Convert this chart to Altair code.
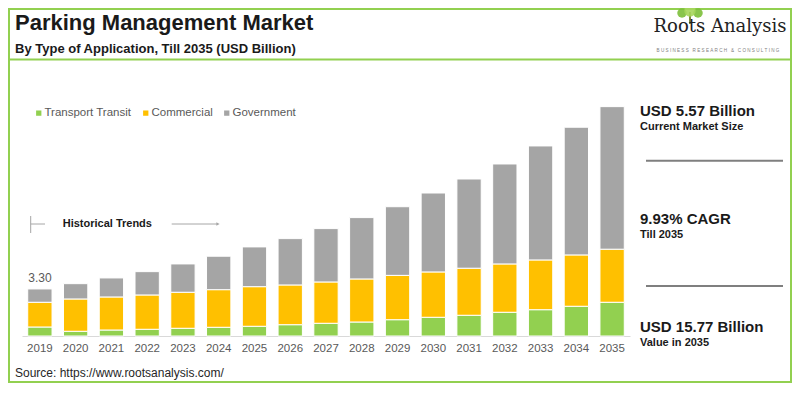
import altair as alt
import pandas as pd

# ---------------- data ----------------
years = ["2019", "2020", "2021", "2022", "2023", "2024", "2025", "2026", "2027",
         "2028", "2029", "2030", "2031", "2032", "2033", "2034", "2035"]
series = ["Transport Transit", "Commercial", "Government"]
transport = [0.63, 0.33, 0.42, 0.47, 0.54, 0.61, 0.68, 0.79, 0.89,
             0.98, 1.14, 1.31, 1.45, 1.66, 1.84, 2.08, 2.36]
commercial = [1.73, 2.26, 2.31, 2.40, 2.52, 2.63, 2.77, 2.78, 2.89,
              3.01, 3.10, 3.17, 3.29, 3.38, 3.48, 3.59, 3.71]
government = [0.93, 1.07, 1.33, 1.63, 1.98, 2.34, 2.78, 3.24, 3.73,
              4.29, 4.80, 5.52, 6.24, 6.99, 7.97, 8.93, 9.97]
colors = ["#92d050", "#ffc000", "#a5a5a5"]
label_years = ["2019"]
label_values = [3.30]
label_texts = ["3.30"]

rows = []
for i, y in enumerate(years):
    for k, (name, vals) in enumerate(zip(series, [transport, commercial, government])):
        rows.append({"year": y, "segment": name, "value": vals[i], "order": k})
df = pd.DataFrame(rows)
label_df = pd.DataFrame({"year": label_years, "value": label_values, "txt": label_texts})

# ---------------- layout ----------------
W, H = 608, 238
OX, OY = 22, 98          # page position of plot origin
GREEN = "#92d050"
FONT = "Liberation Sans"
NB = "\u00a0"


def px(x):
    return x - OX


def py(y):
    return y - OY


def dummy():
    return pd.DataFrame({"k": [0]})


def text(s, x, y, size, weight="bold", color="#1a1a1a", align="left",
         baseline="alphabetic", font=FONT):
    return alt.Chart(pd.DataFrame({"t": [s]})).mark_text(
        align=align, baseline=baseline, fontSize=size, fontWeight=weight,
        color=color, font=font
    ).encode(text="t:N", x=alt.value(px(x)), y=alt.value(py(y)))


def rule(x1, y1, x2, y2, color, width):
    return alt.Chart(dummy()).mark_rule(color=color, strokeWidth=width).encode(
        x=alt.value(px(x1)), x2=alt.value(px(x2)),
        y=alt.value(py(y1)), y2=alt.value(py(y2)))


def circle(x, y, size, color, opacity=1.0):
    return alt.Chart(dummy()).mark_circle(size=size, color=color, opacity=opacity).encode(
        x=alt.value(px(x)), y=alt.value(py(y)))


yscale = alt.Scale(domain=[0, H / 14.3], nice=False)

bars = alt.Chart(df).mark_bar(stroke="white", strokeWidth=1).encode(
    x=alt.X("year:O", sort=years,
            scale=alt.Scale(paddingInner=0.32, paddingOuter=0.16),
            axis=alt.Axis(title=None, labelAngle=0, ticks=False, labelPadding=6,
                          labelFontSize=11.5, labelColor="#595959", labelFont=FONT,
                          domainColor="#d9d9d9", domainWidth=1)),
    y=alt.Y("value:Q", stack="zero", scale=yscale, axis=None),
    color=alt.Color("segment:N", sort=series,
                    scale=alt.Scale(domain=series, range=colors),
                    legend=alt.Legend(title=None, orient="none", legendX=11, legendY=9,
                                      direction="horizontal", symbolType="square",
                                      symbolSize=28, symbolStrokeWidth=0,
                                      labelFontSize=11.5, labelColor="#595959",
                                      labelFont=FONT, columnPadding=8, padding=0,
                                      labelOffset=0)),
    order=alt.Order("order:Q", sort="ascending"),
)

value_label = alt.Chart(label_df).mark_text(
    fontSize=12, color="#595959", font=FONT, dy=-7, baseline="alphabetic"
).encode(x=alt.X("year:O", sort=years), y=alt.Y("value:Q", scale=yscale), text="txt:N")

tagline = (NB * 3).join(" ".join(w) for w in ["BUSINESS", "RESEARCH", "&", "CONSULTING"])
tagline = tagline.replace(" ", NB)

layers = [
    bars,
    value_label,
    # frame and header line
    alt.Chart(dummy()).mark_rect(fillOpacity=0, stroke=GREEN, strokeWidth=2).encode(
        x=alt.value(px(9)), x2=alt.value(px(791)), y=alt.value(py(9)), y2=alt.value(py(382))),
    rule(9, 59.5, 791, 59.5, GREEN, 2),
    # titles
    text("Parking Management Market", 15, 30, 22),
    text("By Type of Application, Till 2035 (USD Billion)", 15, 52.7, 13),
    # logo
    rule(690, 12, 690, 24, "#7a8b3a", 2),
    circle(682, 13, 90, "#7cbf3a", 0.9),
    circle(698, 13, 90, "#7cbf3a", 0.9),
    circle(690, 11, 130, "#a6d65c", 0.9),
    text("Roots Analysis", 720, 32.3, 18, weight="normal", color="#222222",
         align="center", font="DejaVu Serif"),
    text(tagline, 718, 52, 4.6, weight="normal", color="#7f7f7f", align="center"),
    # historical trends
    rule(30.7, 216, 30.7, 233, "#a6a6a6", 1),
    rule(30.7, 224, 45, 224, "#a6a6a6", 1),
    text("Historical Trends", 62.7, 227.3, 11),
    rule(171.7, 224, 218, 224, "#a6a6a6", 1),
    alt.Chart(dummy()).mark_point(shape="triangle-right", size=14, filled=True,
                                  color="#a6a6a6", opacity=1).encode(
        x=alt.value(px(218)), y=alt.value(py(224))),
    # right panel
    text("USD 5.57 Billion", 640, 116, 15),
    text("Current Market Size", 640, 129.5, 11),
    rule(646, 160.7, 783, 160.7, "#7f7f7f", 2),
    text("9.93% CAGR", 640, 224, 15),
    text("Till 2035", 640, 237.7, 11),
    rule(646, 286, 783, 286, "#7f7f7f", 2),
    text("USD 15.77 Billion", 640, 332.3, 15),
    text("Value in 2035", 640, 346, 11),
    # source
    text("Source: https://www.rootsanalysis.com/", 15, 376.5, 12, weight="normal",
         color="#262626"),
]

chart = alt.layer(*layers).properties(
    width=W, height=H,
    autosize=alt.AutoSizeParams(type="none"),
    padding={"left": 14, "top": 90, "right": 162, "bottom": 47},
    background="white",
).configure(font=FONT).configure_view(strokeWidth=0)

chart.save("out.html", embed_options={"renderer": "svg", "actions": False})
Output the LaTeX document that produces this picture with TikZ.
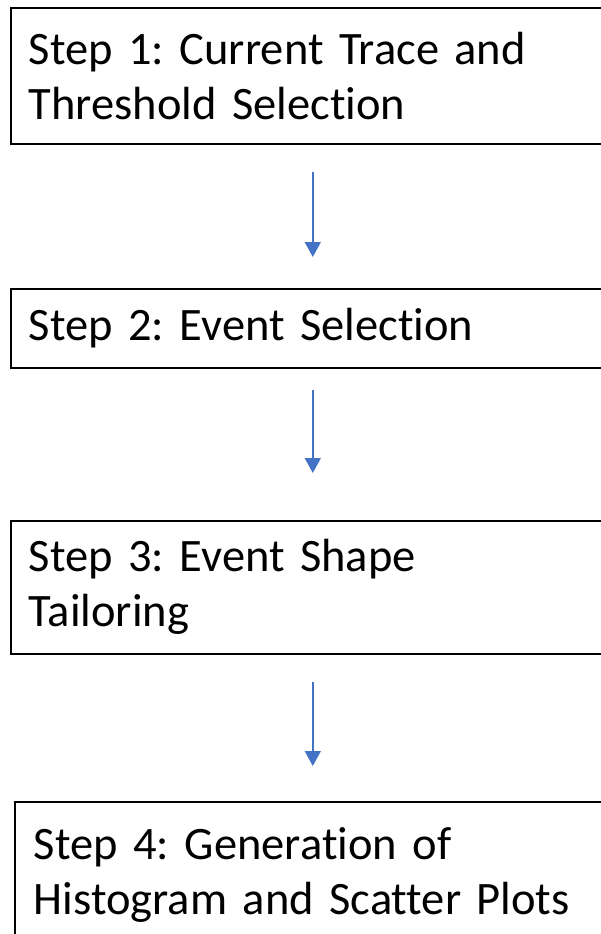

···

STATED GOAL — Return all of the entries exactly as written, but drop any pictures they hold.

ANSWER —
Convert this chart to Altair code.
import altair as alt
import pandas as pd

# ---------------- data ----------------
years = ["2019", "2020", "2021", "2022", "2023", "2024", "2025", "2026", "2027",
         "2028", "2029", "2030", "2031", "2032", "2033", "2034", "2035"]
series = ["Transport Transit", "Commercial", "Government"]
transport = [0.63, 0.33, 0.42, 0.47, 0.54, 0.61, 0.68, 0.79, 0.89,
             0.98, 1.14, 1.31, 1.45, 1.66, 1.84, 2.08, 2.36]
commercial = [1.73, 2.26, 2.31, 2.40, 2.52, 2.63, 2.77, 2.78, 2.89,
              3.01, 3.10, 3.17, 3.29, 3.38, 3.48, 3.59, 3.71]
government = [0.93, 1.07, 1.33, 1.63, 1.98, 2.34, 2.78, 3.24, 3.73,
              4.29, 4.80, 5.52, 6.24, 6.99, 7.97, 8.93, 9.97]
colors = ["#92d050", "#ffc000", "#a5a5a5"]
label_years = ["2019"]
label_values = [3.30]
label_texts = ["3.30"]

rows = []
for i, y in enumerate(years):
    for k, (name, vals) in enumerate(zip(series, [transport, commercial, government])):
        rows.append({"year": y, "segment": name, "value": vals[i], "order": k})
df = pd.DataFrame(rows)
label_df = pd.DataFrame({"year": label_years, "value": label_values, "txt": label_texts})

# ---------------- layout ----------------
W, H = 608, 238
OX, OY = 22, 98          # page position of plot origin
GREEN = "#92d050"
FONT = "Liberation Sans"
NB = "\u00a0"


def px(x):
    return x - OX


def py(y):
    return y - OY


def dummy():
    return pd.DataFrame({"k": [0]})


def text(s, x, y, size, weight="bold", color="#1a1a1a", align="left",
         baseline="alphabetic", font=FONT):
    return alt.Chart(pd.DataFrame({"t": [s]})).mark_text(
        align=align, baseline=baseline, fontSize=size, fontWeight=weight,
        color=color, font=font
    ).encode(text="t:N", x=alt.value(px(x)), y=alt.value(py(y)))


def rule(x1, y1, x2, y2, color, width):
    return alt.Chart(dummy()).mark_rule(color=color, strokeWidth=width).encode(
        x=alt.value(px(x1)), x2=alt.value(px(x2)),
        y=alt.value(py(y1)), y2=alt.value(py(y2)))


def circle(x, y, size, color, opacity=1.0):
    return alt.Chart(dummy()).mark_circle(size=size, color=color, opacity=opacity).encode(
        x=alt.value(px(x)), y=alt.value(py(y)))


yscale = alt.Scale(domain=[0, H / 14.3], nice=False)

bars = alt.Chart(df).mark_bar(stroke="white", strokeWidth=1).encode(
    x=alt.X("year:O", sort=years,
            scale=alt.Scale(paddingInner=0.32, paddingOuter=0.16),
            axis=alt.Axis(title=None, labelAngle=0, ticks=False, labelPadding=6,
                          labelFontSize=11.5, labelColor="#595959", labelFont=FONT,
                          domainColor="#d9d9d9", domainWidth=1)),
    y=alt.Y("value:Q", stack="zero", scale=yscale, axis=None),
    color=alt.Color("segment:N", sort=series,
                    scale=alt.Scale(domain=series, range=colors),
                    legend=alt.Legend(title=None, orient="none", legendX=11, legendY=9,
                                      direction="horizontal", symbolType="square",
                                      symbolSize=28, symbolStrokeWidth=0,
                                      labelFontSize=11.5, labelColor="#595959",
                                      labelFont=FONT, columnPadding=8, padding=0,
                                      labelOffset=0)),
    order=alt.Order("order:Q", sort="ascending"),
)

value_label = alt.Chart(label_df).mark_text(
    fontSize=12, color="#595959", font=FONT, dy=-7, baseline="alphabetic"
).encode(x=alt.X("year:O", sort=years), y=alt.Y("value:Q", scale=yscale), text="txt:N")

tagline = (NB * 3).join(" ".join(w) for w in ["BUSINESS", "RESEARCH", "&", "CONSULTING"])
tagline = tagline.replace(" ", NB)

layers = [
    bars,
    value_label,
    # frame and header line
    alt.Chart(dummy()).mark_rect(fillOpacity=0, stroke=GREEN, strokeWidth=2).encode(
        x=alt.value(px(9)), x2=alt.value(px(791)), y=alt.value(py(9)), y2=alt.value(py(382))),
    rule(9, 59.5, 791, 59.5, GREEN, 2),
    # titles
    text("Parking Management Market", 15, 30, 22),
    text("By Type of Application, Till 2035 (USD Billion)", 15, 52.7, 13),
    # logo
    rule(690, 12, 690, 24, "#7a8b3a", 2),
    circle(682, 13, 90, "#7cbf3a", 0.9),
    circle(698, 13, 90, "#7cbf3a", 0.9),
    circle(690, 11, 130, "#a6d65c", 0.9),
    text("Roots Analysis", 720, 32.3, 18, weight="normal", color="#222222",
         align="center", font="DejaVu Serif"),
    text(tagline, 718, 52, 4.6, weight="normal", color="#7f7f7f", align="center"),
    # historical trends
    rule(30.7, 216, 30.7, 233, "#a6a6a6", 1),
    rule(30.7, 224, 45, 224, "#a6a6a6", 1),
    text("Historical Trends", 62.7, 227.3, 11),
    rule(171.7, 224, 218, 224, "#a6a6a6", 1),
    alt.Chart(dummy()).mark_point(shape="triangle-right", size=14, filled=True,
                                  color="#a6a6a6", opacity=1).encode(
        x=alt.value(px(218)), y=alt.value(py(224))),
    # right panel
    text("USD 5.57 Billion", 640, 116, 15),
    text("Current Market Size", 640, 129.5, 11),
    rule(646, 160.7, 783, 160.7, "#7f7f7f", 2),
    text("9.93% CAGR", 640, 224, 15),
    text("Till 2035", 640, 237.7, 11),
    rule(646, 286, 783, 286, "#7f7f7f", 2),
    text("USD 15.77 Billion", 640, 332.3, 15),
    text("Value in 2035", 640, 346, 11),
    # source
    text("Source: https://www.rootsanalysis.com/", 15, 376.5, 12, weight="normal",
         color="#262626"),
]

chart = alt.layer(*layers).properties(
    width=W, height=H,
    autosize=alt.AutoSizeParams(type="none"),
    padding={"left": 14, "top": 90, "right": 162, "bottom": 47},
    background="white",
).configure(font=FONT).configure_view(strokeWidth=0)

chart.save("out.html", embed_options={"renderer": "svg", "actions": False})
Output the LaTeX document that produces this picture with TikZ.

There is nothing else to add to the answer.